» **Problem to solve**
Print word for word the first line of the listing below and every line after it, through the line with "const ALPHA_STEP = 0.05;". Leave out the pictures and the rest.

» **Data lines**
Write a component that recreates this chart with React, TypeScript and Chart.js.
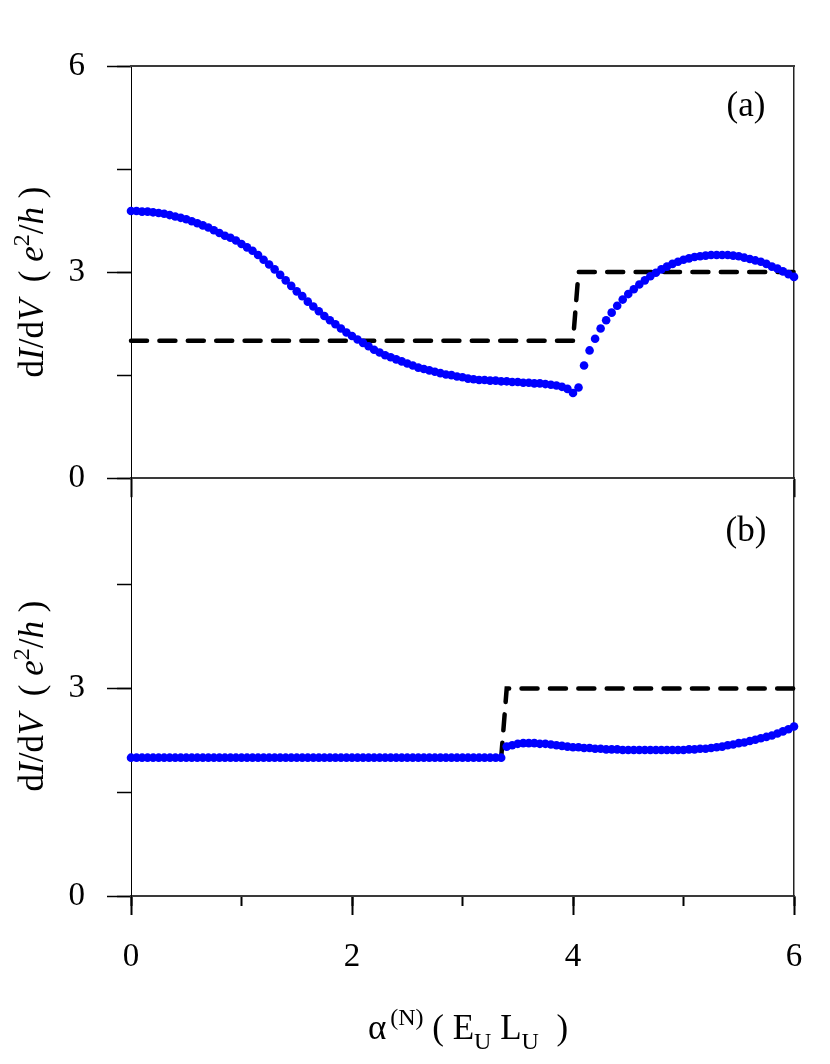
import { useEffect, useRef } from "react";
import { Chart, registerables, type ChartConfiguration } from "chart.js";

Chart.register(...registerables);

// sampling grid of the computed curves (alpha^(N) from 0 to 6)
const ALPHA_STEP = 0.05;

// panel (a): dI/dV, one value every 0.05 in alpha
const DIDV_A = [
  3.89, 3.89, 3.88, 3.88, 3.87, 3.86, 3.85, 3.83, 3.81, 3.79,
  3.77, 3.74, 3.71, 3.68, 3.65, 3.61, 3.57, 3.53, 3.5, 3.46,
  3.41, 3.36, 3.31, 3.25, 3.18, 3.11, 3.04, 2.96, 2.88, 2.8,
  2.72, 2.65, 2.57, 2.5, 2.43, 2.36, 2.3, 2.24, 2.18, 2.12,
  2.07, 2.02, 1.97, 1.92, 1.87, 1.83, 1.79, 1.76, 1.73, 1.7,
  1.67, 1.64, 1.61, 1.59, 1.57, 1.55, 1.53, 1.51, 1.5, 1.48,
  1.47, 1.45, 1.44, 1.43, 1.43, 1.42, 1.42, 1.41, 1.41, 1.4,
  1.4, 1.39, 1.39, 1.38, 1.38, 1.37, 1.36, 1.35, 1.33, 1.3,
  1.24, 1.32, 1.64, 1.86, 2.03, 2.18, 2.3, 2.41, 2.51, 2.6,
  2.68, 2.75, 2.82, 2.88, 2.94, 2.99, 3.04, 3.08, 3.12, 3.15,
  3.18, 3.2, 3.22, 3.23, 3.24, 3.25, 3.25, 3.25, 3.25, 3.24,
  3.23, 3.21, 3.19, 3.17, 3.15, 3.12, 3.08, 3.05, 3.01, 2.97,
  2.93,
];

// panel (b)
const DIDV_B = [
  2, 2, 2, 2, 2, 2, 2, 2, 2, 2,
  2, 2, 2, 2, 2, 2, 2, 2, 2, 2,
  2, 2, 2, 2, 2, 2, 2, 2, 2, 2,
  2, 2, 2, 2, 2, 2, 2, 2, 2, 2,
  2, 2, 2, 2, 2, 2, 2, 2, 2, 2,
  2, 2, 2, 2, 2, 2, 2, 2, 2, 2,
  2, 2, 2, 2, 2, 2, 2, 2, 2.16, 2.18,
  2.2, 2.21, 2.21, 2.21, 2.2, 2.2, 2.19, 2.18, 2.17, 2.16,
  2.15, 2.15, 2.14, 2.14, 2.13, 2.13, 2.12, 2.12, 2.12, 2.11,
  2.11, 2.11, 2.11, 2.11, 2.11, 2.11, 2.11, 2.11, 2.11, 2.11,
  2.11, 2.12, 2.12, 2.13, 2.13, 2.14, 2.15, 2.16, 2.18, 2.19,
  2.21, 2.22, 2.24, 2.26, 2.28, 2.3, 2.32, 2.35, 2.38, 2.41,
  2.45,
];

// dashed step (quantised conductance)
const STEP_A_X = [0, 4.0, 4.05, 6];
const STEP_A_Y = [2, 2, 3, 3];
const STEP_B_X = [0, 3.35, 3.4, 6];
const STEP_B_Y = [2, 2, 3, 3];

const X_MIN = 0;
const X_MAX = 6;
const Y_MIN = 0;
const Y_MAX = 6;
const Y_MAJOR = 3;
const Y_MINOR = 1.5;

const SERIF = '"Liberation Serif", "Times New Roman", serif';
const W = 830;

type PanelProps = {
  top: number;
  height: number;
  padTop: number;
  xHeight: number;
  values: number[];
  stepX: number[];
  stepY: number[];
  bottomPanel: boolean;
};

function buildConfig(p: PanelProps): ChartConfiguration<"scatter"> {
  const dots = p.values.map((v, i) => ({ x: +(i * ALPHA_STEP).toFixed(2), y: v }));
  const step = p.stepX.map((x, i) => ({ x, y: p.stepY[i] }));
  const tickFont = { family: SERIF, size: 33 };
  // the top tick of panel (b) is already drawn by panel (a)
  const yTickColor = (ctx: any) =>
    p.bottomPanel && ctx.tick && ctx.tick.value === Y_MAX ? "rgba(0,0,0,0)" : "#000";

  const scales: any = {
    x: {
      type: "linear",
      axis: "x",
      position: "bottom",
      weight: 1,
      min: X_MIN,
      max: X_MAX,
      afterFit: (s: any) => {
        s.height = p.xHeight;
      },
      ticks: {
        stepSize: p.bottomPanel ? 2 : 6,
        display: p.bottomPanel,
        font: tickFont,
        color: "#000",
        padding: 23,
        maxRotation: 0,
        autoSkip: false,
      },
      grid: { drawOnChartArea: false, tickLength: 19, tickWidth: 2, tickColor: "#000" },
      border: { color: "#3a3a3a", width: 2 },
    },
    y: {
      type: "linear",
      axis: "y",
      position: "left",
      weight: 1,
      min: Y_MIN,
      max: Y_MAX,
      afterFit: (s: any) => {
        s.width = 131;
      },
      ticks: {
        stepSize: Y_MAJOR,
        font: tickFont,
        color: "#000",
        padding: 22,
        callback: (v: any) => (p.bottomPanel && v === Y_MAX ? "" : String(v)),
      },
      grid: { drawOnChartArea: false, tickLength: 24, tickWidth: 1.5, tickColor: yTickColor },
      border: { color: "#000", width: 1 },
    },
    yMinor: {
      type: "linear",
      axis: "y",
      position: "left",
      weight: 0,
      min: Y_MIN,
      max: Y_MAX,
      afterFit: (s: any) => {
        s.width = 0;
      },
      ticks: { stepSize: Y_MINOR, display: false },
      grid: { drawOnChartArea: false, tickLength: 14, tickWidth: 1.5, tickColor: yTickColor },
      border: { display: false },
    },
    yRight: {
      type: "linear",
      axis: "y",
      position: "right",
      min: Y_MIN,
      max: Y_MAX,
      afterFit: (s: any) => {
        s.width = 0;
      },
      ticks: { display: false },
      grid: { drawOnChartArea: false, drawTicks: false },
      border: { color: "#222", width: 1.5 },
    },
  };

  if (p.bottomPanel) {
    scales.xMinor = {
      type: "linear",
      axis: "x",
      position: "bottom",
      weight: 0,
      min: X_MIN,
      max: X_MAX,
      afterFit: (s: any) => {
        s.height = 0;
      },
      ticks: { stepSize: 1, display: false },
      grid: { drawOnChartArea: false, tickLength: 10, tickWidth: 2, tickColor: "#000" },
      border: { display: false },
    };
  } else {
    scales.xTop = {
      type: "linear",
      axis: "x",
      position: "top",
      min: X_MIN,
      max: X_MAX,
      afterFit: (s: any) => {
        s.height = 0;
      },
      ticks: { display: false },
      grid: { drawOnChartArea: false, drawTicks: false },
      border: { color: "#3a3a3a", width: 2 },
    };
  }

  return {
    type: "scatter",
    data: {
      datasets: [
        {
          data: dots,
          xAxisID: "x",
          yAxisID: "y",
          showLine: false,
          pointRadius: 4.3,
          pointHoverRadius: 4.3,
          pointBackgroundColor: "#0000ff",
          pointBorderWidth: 0,
          clip: false,
        },
        {
          data: step,
          xAxisID: "x",
          yAxisID: "y",
          showLine: true,
          borderColor: "#000",
          borderWidth: 4.5,
          borderDash: [16, 12.4],
          borderCapStyle: "round",
          pointRadius: 0,
          tension: 0,
          clip: false,
        } as any,
      ],
    },
    options: {
      animation: false,
      responsive: false,
      events: [],
      layout: { padding: { left: 0, top: p.padTop, right: W - 794, bottom: 0 } },
      plugins: { legend: { display: false }, tooltip: { enabled: false } },
      scales,
    },
  };
}

function Panel(p: PanelProps) {
  const canvasRef = useRef<HTMLCanvasElement>(null);

  useEffect(() => {
    if (!canvasRef.current) return;
    const chart = new Chart(canvasRef.current, buildConfig(p));
    return () => chart.destroy();
  }, []);

  return (
    <canvas
      ref={canvasRef}
      width={W}
      height={p.height}
      style={{ position: "absolute", left: 0, top: p.top, width: W, height: p.height }}
    />
  );
}

const text: React.CSSProperties = {
  position: "absolute",
  fontFamily: SERIF,
  fontSize: 35,
  color: "#000",
  whiteSpace: "nowrap",
  lineHeight: 1,
};
const sup: React.CSSProperties = { fontSize: 24, position: "relative", top: "-0.6em" };
const sub: React.CSSProperties = { fontSize: 24, position: "relative", top: "0.4em" };

function YTitle({ cy }: { cy: number }) {
  return (
    <div style={{ ...text, left: 31, top: cy, transform: "translate(-50%, -50%) rotate(-90deg)" }}>
      d<i>I</i>/d<i>V</i>
      {"\u00a0\u00a0(\u00a0"}
      <i>e</i>
      <span style={sup}>2</span>/<i>h</i>
      {"\u00a0)"}
    </div>
  );
}

export default function App() {
  return (
    <div style={{ position: "absolute", left: 0, top: 0, width: W, height: 1064, background: "#fff" }}>
      <Panel
        top={0}
        height={520}
        padTop={66}
        xHeight={520 - 481}
        values={DIDV_A}
        stepX={STEP_A_X}
        stepY={STEP_A_Y}
        bottomPanel={false}
      />
      <Panel
        top={430}
        height={634}
        padTop={481 - 430}
        xHeight={634 - (896 - 430)}
        values={DIDV_B}
        stepX={STEP_B_X}
        stepY={STEP_B_Y}
        bottomPanel={true}
      />
      <YTitle cy={282} />
      <YTitle cy={696} />
      <div style={{ ...text, left: 746, top: 104, transform: "translate(-50%, -50%)" }}>(a)</div>
      <div style={{ ...text, left: 746, top: 529, transform: "translate(-50%, -50%)" }}>(b)</div>
      <div style={{ ...text, left: 468, top: 1027, transform: "translate(-50%, -50%)" }}>
        α<span style={{ ...sup, marginLeft: 4 }}>(N)</span>
        {"\u00a0(\u00a0"}E<span style={sub}>U</span>
        {"\u00a0"}L<span style={sub}>U</span>
        {"\u00a0\u00a0)"}
      </div>
    </div>
  );
}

» **Answer for this exercise**
Write a component that recreates this chart with React, TypeScript and Chart.js.
import { useEffect, useRef } from "react";
import { Chart, registerables, type ChartConfiguration } from "chart.js";

Chart.register(...registerables);

// sampling grid of the computed curves (alpha^(N) from 0 to 6)
const ALPHA_STEP = 0.05;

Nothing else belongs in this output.